It's been years since I posted regularly to h.p.o (I used to be a
resident gadfly on h.p.o and on alt.philosophy.objectivism before
h.p.o existed.) I and two other of your loved/hated posters here,
Jimmy Wales and Tim Shell, have started up a surprisingly active
encyclopedia project. It even has the attention of the New York
Times, which is going to do an article about it in their Circuits
section next Thursday.

I posted something about Wikipedia to sci.physics.relativity, and
Stephen Speicher pounced on the topic in his inimitable way, so I'm
curious what other Objectivists might have to say about it.

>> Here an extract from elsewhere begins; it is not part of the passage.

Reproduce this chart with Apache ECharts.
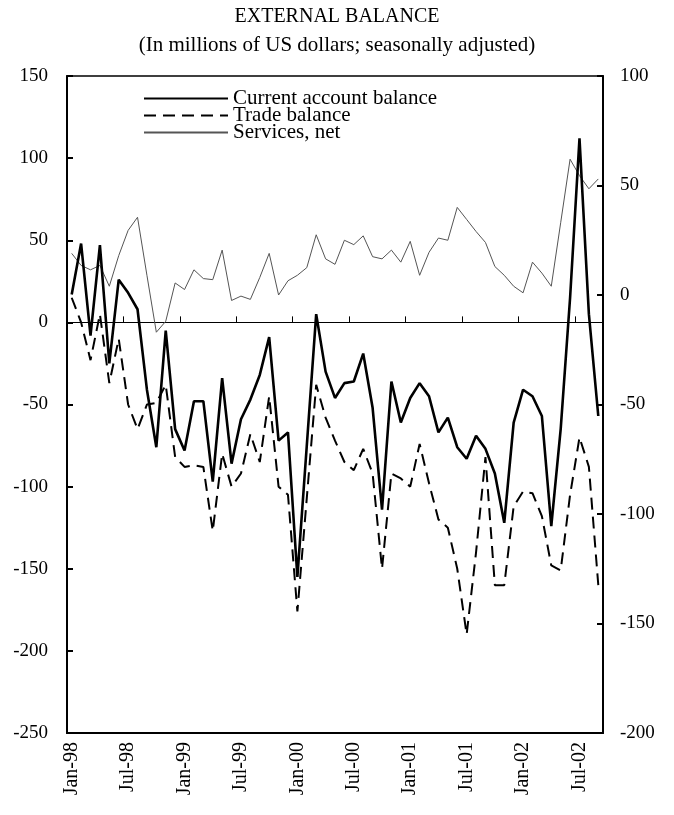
<!DOCTYPE html>
<html>
<head>
<meta charset="utf-8">
<script src="https://cdn.jsdelivr.net/npm/echarts@6/dist/echarts.min.js"></script>
<style>
html,body{margin:0;padding:0;background:#fff;}
#chart{width:674px;height:815px;}
</style>
</head>
<body>
<div id="chart"></div>
<script>
var months = ["Jan-98","Feb-98","Mar-98","Apr-98","May-98","Jun-98","Jul-98","Aug-98","Sep-98","Oct-98","Nov-98","Dec-98",
"Jan-99","Feb-99","Mar-99","Apr-99","May-99","Jun-99","Jul-99","Aug-99","Sep-99","Oct-99","Nov-99","Dec-99",
"Jan-00","Feb-00","Mar-00","Apr-00","May-00","Jun-00","Jul-00","Aug-00","Sep-00","Oct-00","Nov-00","Dec-00",
"Jan-01","Feb-01","Mar-01","Apr-01","May-01","Jun-01","Jul-01","Aug-01","Sep-01","Oct-01","Nov-01","Dec-01",
"Jan-02","Feb-02","Mar-02","Apr-02","May-02","Jun-02","Jul-02","Aug-02","Sep-02"];

var currentAccount = [17, 48, -8, 47, -25, 26, 18, 8, -41, -76, -5, -65, -78, -48, -48, -97, -34, -86, -59, -47, -32, -9, -72, -67,
  -155, -75, 5, -30, -46, -37, -36, -19, -52, -114, -36, -61, -46, -37, -45, -67, -58, -76, -83, -69, -77, -92, -122, -61,
  -41, -45, -57, -124, -65, 15, 112, 5, -57];

var tradeBalance = [15, 0, -23, 5, -37, -10, -50, -65, -50, -49, -38, -82, -88, -87, -88, -127, -80, -100, -92, -68, -85, -45, -100, -105,
  -176, -107, -38, -58, -72, -85, -90, -77, -92, -150, -92, -95, -100, -74, -98, -120, -125, -150, -190, -140, -82, -160, -160, -112,
  -103, -104, -118, -148, -151, -105, -70, -88, -160];

var servicesNet = [19, 13.5, 11.5, 13.5, 4, 18, 29.5, 35.5, 9, -17, -12, 5.5, 2.5, 11.5, 7.5, 7, 20.5, -2.5, -0.5, -2, 8, 19, 0, 6.5,
  9, 12.5, 27.5, 16.5, 14, 25, 23, 27, 17.5, 16.5, 20.5, 15, 24.5, 9, 19.5, 26, 25, 40, 34.5, 29, 24, 13, 9, 4,
  1, 15, 10, 4, 33, 62, 54.5, 48.5, 53];

var seriesNames = ["Current account balance", "Trade balance", "Services, net"];
var titleText = "EXTERNAL BALANCE";
var subtitleText = "(In millions of US dollars; seasonally adjusted)";

var FONT = "Liberation Serif";
var chart = echarts.init(document.getElementById('chart'), null, {renderer: 'canvas'});
var option = {
  animation: false,
  backgroundColor: '#fff',
  title: {
    text: titleText,
    subtext: subtitleText,
    left: 'center',
    top: 2,
    itemGap: 8,
    textStyle: {fontFamily: FONT, fontSize: 20, fontWeight: 'normal', color: '#000'},
    subtextStyle: {fontFamily: FONT, fontSize: 21, color: '#000'}
  },
  legend: {
    orient: 'vertical',
    left: 143,
    top: 88,
    padding: 0,
    itemWidth: 84,
    itemHeight: 10,
    itemGap: -4,
    itemStyle: {opacity: 0},
    textStyle: {fontFamily: FONT, fontSize: 21, color: '#000', lineHeight: 17.5},
    data: seriesNames
  },
  grid: {
    left: 67, right: 71, top: 76, bottom: 82,
    show: true, borderColor: '#000', borderWidth: 1.5, backgroundColor: 'transparent'
  },
  xAxis: [
    {
      type: 'category', data: months, boundaryGap: true, position: 'bottom',
      axisLine: {show: true, onZero: false, lineStyle: {color: '#000', width: 2}},
      axisTick: {show: false},
      axisLabel: {interval: 5, rotate: 90, fontFamily: FONT, fontSize: 20, color: '#000', margin: 9},
      splitLine: {show: false}
    },
    {
      type: 'category', data: months, boundaryGap: true, position: 'bottom',
      axisLine: {show: true, onZero: true, onZeroAxisIndex: 0, lineStyle: {color: '#000', width: 1}},
      axisTick: {show: true, inside: true, interval: 5, length: 6, lineStyle: {color: '#000', width: 1}},
      axisLabel: {show: false},
      splitLine: {show: false}
    }
  ],
  yAxis: [
    {
      type: 'value', min: -250, max: 150, interval: 50, position: 'left',
      axisLine: {show: true, lineStyle: {color: '#000', width: 2}},
      axisTick: {show: true, inside: true, length: 6, lineStyle: {color: '#000', width: 2}},
      axisLabel: {fontFamily: FONT, fontSize: 19, color: '#000', margin: 19},
      splitLine: {show: false}
    },
    {
      type: 'value', min: -200, max: 100, interval: 50, position: 'right',
      axisLine: {show: true, onZero: false, lineStyle: {color: '#000', width: 2}},
      axisTick: {show: true, inside: true, length: 6, lineStyle: {color: '#000', width: 2}},
      axisLabel: {fontFamily: FONT, fontSize: 19, color: '#000', margin: 17},
      splitLine: {show: false}
    }
  ],
  series: [
    {
      name: seriesNames[0], type: 'line', xAxisIndex: 0, yAxisIndex: 0, data: currentAccount,
      symbol: 'none', lineStyle: {color: '#000', width: 2.6}, itemStyle: {color: '#000'}, z: 5
    },
    {
      name: seriesNames[1], type: 'line', xAxisIndex: 0, yAxisIndex: 0, data: tradeBalance,
      symbol: 'none', lineStyle: {color: '#000', width: 2, type: [12, 7]}, itemStyle: {color: '#000'}, z: 4
    },
    {
      name: seriesNames[2], type: 'line', xAxisIndex: 0, yAxisIndex: 1, data: servicesNet,
      symbol: 'none', lineStyle: {color: '#555', width: 1}, itemStyle: {color: '#555'}, z: 3
    }
  ]
};
chart.setOption(option);
</script>
</body>
</html>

First, I would ask you please to have a look at it:
http://www.wikipedia.com/ . Drawing conclusions before you have
adequate data is, as Sherlock Holmes and Ayn Rand might say,
irrational.

So here's the rundown: we started the project in January 2001, and we
now have well over 10,000 articles. One of our resident statisticians
estimates we are growing by 2,000 articles per month.

Why is Wikipedia growing so quickly? Because anybody can edit any
page, without signing in, and it's really *easy* to edit a page.
This, you might think, is a recipe for disaster. That certainly seems
to be a very reasonable prediction to make. But the data is in and
our experience has not borne the prediction out. In fact, the quality
is not bad (many articles are very slender on details, but give us
credit--we did start just last January), and it is constantly
improving. Moreover, there's hardly any vandalism at all. How can
this be? Well, we have a "recent changes" page that the regulars are
constantly monitoring:

http://www.wikipedia.com/wiki.cgi?Recent_Changes

We pay attention when someone new comes along--someone whose
reliability is not yet proven. We check up on these people. If they
delete articles (which hardly ever happens) we restore the articles
from the old version history (copies of older versions are saved and
easily accessible). Generally, we feel a sort of collective
responsibility for the project, and if people start messing stuff up,
they are given a talking-to on the /Talk page corresponding to the
article. The idiots tend to leave and not come back.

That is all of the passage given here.